Много позже, придя уже в себя, он ничего больше не рассказывал, молчал и маялся от бессонницы – разучился спать. К мясу никогда больше не притрагивался – навсегда запомнил зловоние, исходившее от гниющего под необъяснимо жарким зимним солнцем мертвого стада.

Дождавшись, когда Алексан с Цолаком появятся на развилке дорог, Мануш, охая от боли в ноющих суставах, спешила по чердачной лестнице вниз – заниматься домашними делами. Цолак так и не признался другу, что капкан на участке поставил не он, и матери запретил говорить об этом – я мужчина, мне и отвечать. Мануш поплакала, но смирилась, если сыну угодно на этом свете держать за нее ответ, то и пусть, все одно на том свете делать это ей.

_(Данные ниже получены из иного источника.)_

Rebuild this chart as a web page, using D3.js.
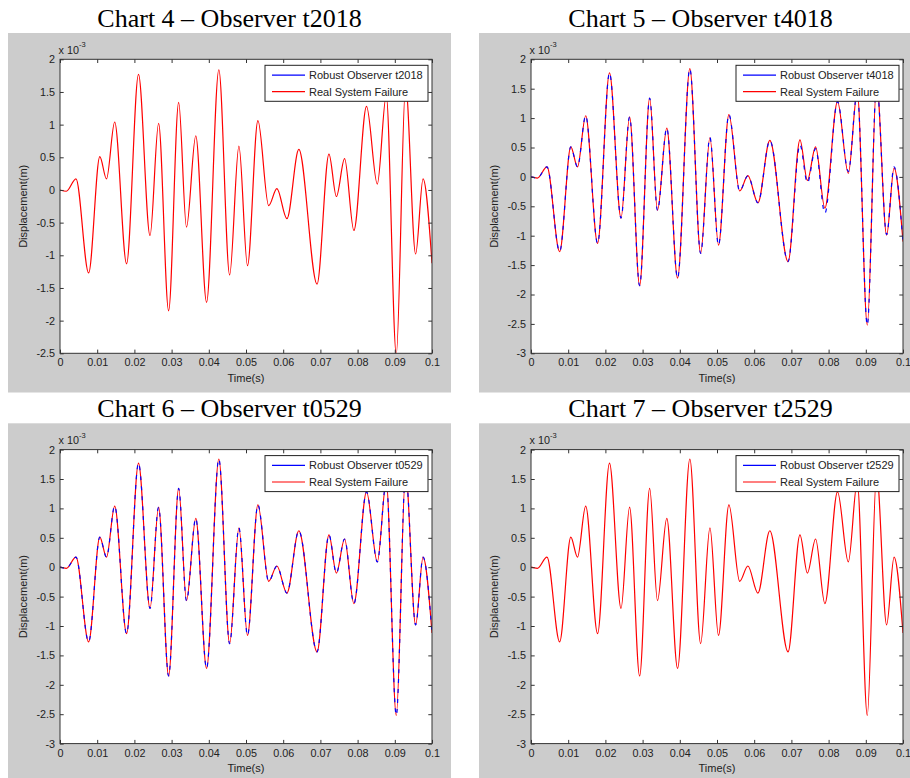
<!DOCTYPE html>
<html>
<head>
<meta charset="utf-8">
<script src="https://cdn.jsdelivr.net/npm/d3@7"></script>
<style>
  body { margin: 0; background: #fff; }
  text { font-family: "Liberation Sans", Arial, sans-serif; fill: #222; }
</style>
</head>
<body>
<script>
// turning points of the response (time in s)
var timeKnots = [0, 0.0017, 0.0043, 0.0077, 0.0107, 0.0125, 0.0147, 0.0179, 0.0211, 0.0242,
  0.0265, 0.0292, 0.0319, 0.0340, 0.0365, 0.0394, 0.0427, 0.0456, 0.0481, 0.0504,
  0.0532, 0.0561, 0.0583, 0.0610, 0.0642, 0.0691, 0.0723, 0.0743, 0.0765, 0.0790,
  0.0824, 0.0853, 0.0877, 0.0904, 0.0929, 0.0956, 0.0976, 0.1000];

// displacement in units of 1e-3 m
var realFailure = [0, -0.02, 0.17, -1.27, 0.51, 0.17, 1.04, -1.13, 1.77, -0.70,
  1.02, -1.85, 1.34, -0.57, 0.83, -1.72, 1.84, -1.30, 0.67, -1.16,
  1.06, -0.24, 0.02, -0.44, 0.62, -1.44, 0.55, -0.10, 0.48, -0.62,
  1.28, 0.09, 1.45, -2.52, 1.60, -0.98, 0.17, -1.12];

// chart 5 real system drifts a little from 0.07 s on
var realFailureT4018 = [0, -0.02, 0.17, -1.27, 0.51, 0.17, 1.04, -1.13, 1.77, -0.70,
  1.02, -1.85, 1.34, -0.57, 0.83, -1.72, 1.84, -1.30, 0.67, -1.16,
  1.06, -0.24, 0.02, -0.44, 0.62, -1.44, 0.63, -0.06, 0.51, -0.53,
  1.28, 0.06, 1.45, -2.52, 1.60, -0.99, 0.15, -1.10];

var robustObserver = [0, -0.02, 0.17, -1.27, 0.51, 0.17, 1.04, -1.13, 1.77, -0.70,
  1.02, -1.85, 1.34, -0.57, 0.83, -1.72, 1.84, -1.30, 0.67, -1.16,
  1.06, -0.24, 0.02, -0.44, 0.62, -1.44, 0.55, -0.10, 0.48, -0.62,
  1.28, 0.09, 1.45, -2.52, 1.60, -0.98, 0.17, -1.12];

var chartTitles = ["Chart 4 \u2013 Observer t2018", "Chart 5 \u2013 Observer t4018",
  "Chart 6 \u2013 Observer t0529", "Chart 7 \u2013 Observer t2529"];
var observerNames = ["Robust Observer t2018", "Robust Observer t4018",
  "Robust Observer t0529", "Robust Observer t2529"];
var realSeries = [realFailure, realFailureT4018, realFailure, realFailure];
var yMins = [-2.5, -3, -3, -3];
var dashedObserver = [false, true, true, false];

var xTicks = [0, 0.01, 0.02, 0.03, 0.04, 0.05, 0.06, 0.07, 0.08, 0.09, 0.1];
var yTicks = [-3, -2.5, -2, -1.5, -1, -0.5, 0, 0.5, 1, 1.5, 2];

var W = 910, H = 778;
var svg = d3.select("body").append("svg").attr("width", W).attr("height", H);

var panelX = [8, 479, 8, 479], panelY = [33, 33, 423.3, 423.3];
var panelW = 443, panelH = 359.5;
var plotW = 372, plotH = 294, tickLen = 3.7;

chartTitles.forEach(function(title, i) {
  var px = panelX[i], py = panelY[i];
  var g = svg.append("g");

  g.append("rect").attr("x", px).attr("y", py).attr("width", panelW).attr("height", panelH)
    .attr("fill", "#cccccc");

  g.append("text").attr("x", px + panelW / 2).attr("y", py - 6.5)
    .attr("text-anchor", "middle")
    .style("font-family", "'Liberation Serif', 'Times New Roman', serif")
    .style("font-size", "26px").style("fill", "#000")
    .text(title);

  var left = px + 52, top = py + 26.3;
  var plot = g.append("g").attr("transform", "translate(" + left + "," + top + ")");

  var x = d3.scaleLinear().domain([0, 0.1]).range([0, plotW]);
  var y = d3.scaleLinear().domain([yMins[i], 2]).range([plotH, 0]);
  var ticksY = yTicks.filter(function(v) { return v >= yMins[i]; });

  plot.append("rect").attr("width", plotW).attr("height", plotH).attr("fill", "#fff");

  var clipId = "clip" + i;
  plot.append("clipPath").attr("id", clipId)
    .append("rect").attr("width", plotW).attr("height", plotH);

  var line = d3.line()
    .x(function(d) { return x(d[0]); })
    .y(function(d) { return y(d[1]); })
    .curve(d3.curveMonotoneX);

  var obsPts = timeKnots.map(function(t, k) { return [t, robustObserver[k]]; });
  var realPts = timeKnots.map(function(t, k) { return [t, realSeries[i][k]]; });
  var lines = plot.append("g").attr("clip-path", "url(#" + clipId + ")");

  if (dashedObserver[i]) {
    lines.append("path").attr("d", line(realPts)).attr("fill", "none")
      .attr("stroke", "#ff0000").attr("stroke-width", 1.2);
    lines.append("path").attr("d", line(obsPts)).attr("fill", "none")
      .attr("stroke", "#0000ff").attr("stroke-width", 1.2).attr("stroke-dasharray", "4,6");
  } else {
    // observer sits exactly under the real curve, fully covered by it
    lines.append("path").attr("d", line(obsPts)).attr("fill", "none")
      .attr("stroke", "#0000ff").attr("stroke-width", 1.2).attr("stroke-opacity", 0);
    lines.append("path").attr("d", line(realPts)).attr("fill", "none")
      .attr("stroke", "#ff0000").attr("stroke-width", 1.2);
  }

  // axes, MATLAB style ticks pointing inward on all four sides
  var fmt = function(d) { return String(d); };
  var axB = plot.append("g").attr("transform", "translate(0," + plotH + ")")
    .call(d3.axisBottom(x).tickValues(xTicks).tickFormat(fmt).tickSizeInner(-tickLen).tickSizeOuter(0).tickPadding(5.5));
  var axT = plot.append("g")
    .call(d3.axisTop(x).tickValues(xTicks).tickFormat("").tickSizeInner(-tickLen).tickSizeOuter(0));
  var axL = plot.append("g")
    .call(d3.axisLeft(y).tickValues(ticksY).tickFormat(fmt).tickSizeInner(-tickLen).tickSizeOuter(0).tickPadding(5));
  var axR = plot.append("g").attr("transform", "translate(" + plotW + ",0)")
    .call(d3.axisRight(y).tickValues(ticksY).tickFormat("").tickSizeInner(-tickLen).tickSizeOuter(0));
  [axB, axT, axL, axR].forEach(function(a) {
    a.select(".domain").remove();
    a.selectAll("line").attr("stroke", "#333");
    a.selectAll("text").style("font-family", "'Liberation Sans', Arial, sans-serif")
      .style("font-size", "10.8px").attr("fill", "#222");
  });

  plot.append("rect").attr("width", plotW).attr("height", plotH)
    .attr("fill", "none").attr("stroke", "#333").attr("stroke-width", 1);

  // legend
  var lx = plotW - 167, ly = 6;
  var leg = plot.append("g").attr("transform", "translate(" + lx + "," + ly + ")");
  leg.append("rect").attr("width", 163).attr("height", 36)
    .attr("fill", "#fff").attr("stroke", "#222").attr("stroke-width", 1);
  var legItems = [[observerNames[i], "#0000ff"], ["Real System Failure", "#ff0000"]];
  legItems.forEach(function(it, k) {
    var yy = 9.8 + k * 16.6;
    leg.append("line").attr("x1", 7).attr("x2", 40).attr("y1", yy).attr("y2", yy)
      .attr("stroke", it[1]).attr("stroke-width", 1.2);
    leg.append("text").attr("x", 44).attr("y", yy).attr("dy", "0.35em")
      .style("font-size", "11px").text(it[0]);
  });

  // axis labels and exponent
  plot.append("text").attr("x", plotW / 2).attr("y", plotH + 28.4)
    .attr("text-anchor", "middle").style("font-size", "11px").text("Time(s)");
  plot.append("text").attr("transform", "translate(" + (px + 19 - left) + "," + (plotH / 2) + ") rotate(-90)")
    .attr("text-anchor", "middle").style("font-size", "11px").text("Displacement(m)");
  var ex = plot.append("text").attr("x", -1.5).attr("y", -5.6).style("font-size", "10.8px");
  ex.append("tspan").text("x 10");
  ex.append("tspan").attr("dy", -6.5).style("font-size", "7.5px").text("-3");
});
</script>
</body>
</html>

«Жизнь слишком коротка, чтобы помнить обиды, – любил повторять покойный муж. – Отсекай лишнее и живи, не оглядываясь». Цолак так и делал, а вот она не смогла. Не захотела. Цепенела душой, черствела сердцем. Не простила мужу того, что он, не послушавшись ее, ушел на добровольную смерть. «Разве твое глупое безрассудство стоило моего одиночества и слез?» – спрашивала Мануш, перебирая в памяти невыносимые годы, когда без помощи Цолака, тяжело и долго возвращавшегося к жизни, она вынуждена была одна поднимать младших детей. «Разве это стоило здоровья нашего сына?» – терзалась она вопросом, ответ на который ей так и не суждено было получить.

Прогулка


Азинанц Агапи собиралась на прогулку ближе к вечеру. Шла вниз по пологой, вымощенной мелкой брусчаткой улице до самого ее конца, а потом поворачивала направо – к роднику. Там она не останавливалась – на обратном пути напьется.

Проходила мимо мелких лавочек и мастерских, заглядывая в каждую. Зеленщик неловко перебирал скоропортящуюся кинзу и водяной салат, бакалейщик отсыпал в бумажные кульки изюм и орехи. У портного стрекотала швейная машинка и пахло раскаленным утюгом. В обувной мастерской, стыдливо подобрав под себя ногу в простом чулке, сидела пожилая женщина в темном платке – сапожник чинил ей ботинок.